# [What to work on]
Restate the whole of the material. Keep every word, and drop the pictures.

####

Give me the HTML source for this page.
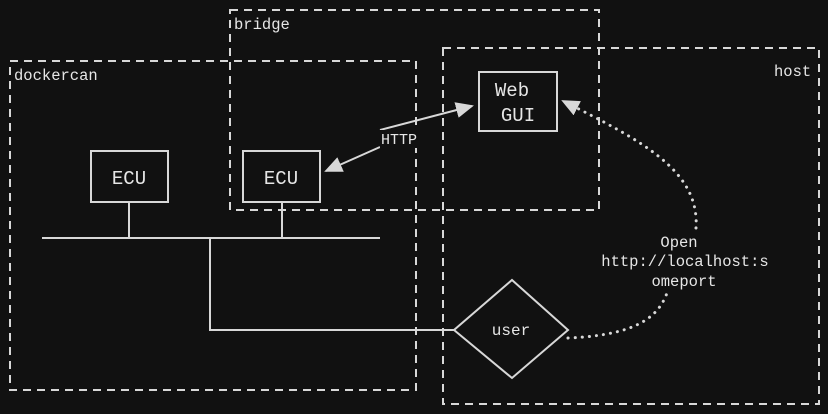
<!DOCTYPE html>
<html><head><style>
html,body{margin:0;padding:0;background:#111111;}
svg{display:block;}
text{font-family:"Liberation Mono","DejaVu Sans Mono",monospace;fill:#e6e6e6;}
</style></head><body>
<svg width="828" height="414" viewBox="0 0 828 414">
<defs>
<marker id="ah" markerWidth="18" markerHeight="16" refX="16" refY="8" orient="auto" markerUnits="userSpaceOnUse" viewBox="0 0 18 16">
<path d="M0,0 L18,8 L0,16 z" fill="#d8d8d8"/>
</marker>
</defs>
<g fill="none" stroke="#d8d8d8" stroke-width="2" stroke-dasharray="8,6">
<rect x="10" y="61" width="406" height="329"/>
<rect x="230" y="10" width="369" height="200"/>
<rect x="443" y="48" width="376" height="356"/>
</g>
<g fill="none" stroke="#d8d8d8" stroke-width="2">
<rect x="91" y="151" width="77" height="51"/>
<rect x="243" y="151" width="77" height="51"/>
<rect x="479" y="72" width="78" height="59"/>
<line x1="42" y1="238" x2="380" y2="238"/>
<line x1="129" y1="202" x2="129" y2="238"/>
<line x1="282" y1="202" x2="282" y2="238"/>
<polyline points="210,238 210,330 454,330"/>
<polygon points="512,280 568,330 512,378 454,330"/>
<line x1="380" y1="130" x2="472" y2="106" marker-end="url(#ah)"/>
<line x1="380" y1="147" x2="326" y2="171" marker-end="url(#ah)"/>
<path d="M568,338 C640,335 660,315 668,290 M696,228 C700,170 640,140 563,101" stroke-dasharray="0.1,7" stroke-width="3" stroke-linecap="round" marker-end="url(#ah)"/>
</g>
<rect x="380" y="130" width="40" height="18" fill="#111111"/>
<text x="14" y="80" font-size="15.5">dockercan</text>
<text x="234" y="29" font-size="15.5">bridge</text>
<text x="774" y="76" font-size="15.5">host</text>
<text x="129" y="184" font-size="19" text-anchor="middle">ECU</text>
<text x="281" y="184" font-size="19" text-anchor="middle">ECU</text>
<text x="512" y="96" font-size="19" text-anchor="middle">Web</text>
<text x="518" y="121" font-size="19" text-anchor="middle">GUI</text>
<text x="399" y="144" font-size="15" text-anchor="middle">HTTP</text>
<text x="511" y="335" font-size="16" text-anchor="middle">user</text>
<text x="679" y="247" font-size="15.5" text-anchor="middle">Open</text>
<text x="685" y="266" font-size="15.5" text-anchor="middle">http://localhost:s</text>
<text x="684" y="286" font-size="15.5" text-anchor="middle">omeport</text>
</svg>
</body></html>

####

# [Completed task]
Give me the HTML source for this page.
<!DOCTYPE html>
<html><head><style>
html,body{margin:0;padding:0;background:#111111;}
svg{display:block;}
text{font-family:"Liberation Mono","DejaVu Sans Mono",monospace;fill:#e6e6e6;}
</style></head><body>
<svg width="828" height="414" viewBox="0 0 828 414">
<defs>
<marker id="ah" markerWidth="18" markerHeight="16" refX="16" refY="8" orient="auto" markerUnits="userSpaceOnUse" viewBox="0 0 18 16">
<path d="M0,0 L18,8 L0,16 z" fill="#d8d8d8"/>
</marker>
</defs>
<g fill="none" stroke="#d8d8d8" stroke-width="2" stroke-dasharray="8,6">
<rect x="10" y="61" width="406" height="329"/>
<rect x="230" y="10" width="369" height="200"/>
<rect x="443" y="48" width="376" height="356"/>
</g>
<g fill="none" stroke="#d8d8d8" stroke-width="2">
<rect x="91" y="151" width="77" height="51"/>
<rect x="243" y="151" width="77" height="51"/>
<rect x="479" y="72" width="78" height="59"/>
<line x1="42" y1="238" x2="380" y2="238"/>
<line x1="129" y1="202" x2="129" y2="238"/>
<line x1="282" y1="202" x2="282" y2="238"/>
<polyline points="210,238 210,330 454,330"/>
<polygon points="512,280 568,330 512,378 454,330"/>
<line x1="380" y1="130" x2="472" y2="106" marker-end="url(#ah)"/>
<line x1="380" y1="147" x2="326" y2="171" marker-end="url(#ah)"/>
<path d="M568,338 C640,335 660,315 668,290 M696,228 C700,170 640,140 563,101" stroke-dasharray="0.1,7" stroke-width="3" stroke-linecap="round" marker-end="url(#ah)"/>
</g>
<rect x="380" y="130" width="40" height="18" fill="#111111"/>
<text x="14" y="80" font-size="15.5">dockercan</text>
<text x="234" y="29" font-size="15.5">bridge</text>
<text x="774" y="76" font-size="15.5">host</text>
<text x="129" y="184" font-size="19" text-anchor="middle">ECU</text>
<text x="281" y="184" font-size="19" text-anchor="middle">ECU</text>
<text x="512" y="96" font-size="19" text-anchor="middle">Web</text>
<text x="518" y="121" font-size="19" text-anchor="middle">GUI</text>
<text x="399" y="144" font-size="15" text-anchor="middle">HTTP</text>
<text x="511" y="335" font-size="16" text-anchor="middle">user</text>
<text x="679" y="247" font-size="15.5" text-anchor="middle">Open</text>
<text x="685" y="266" font-size="15.5" text-anchor="middle">http://localhost:s</text>
<text x="684" y="286" font-size="15.5" text-anchor="middle">omeport</text>
</svg>
</body></html>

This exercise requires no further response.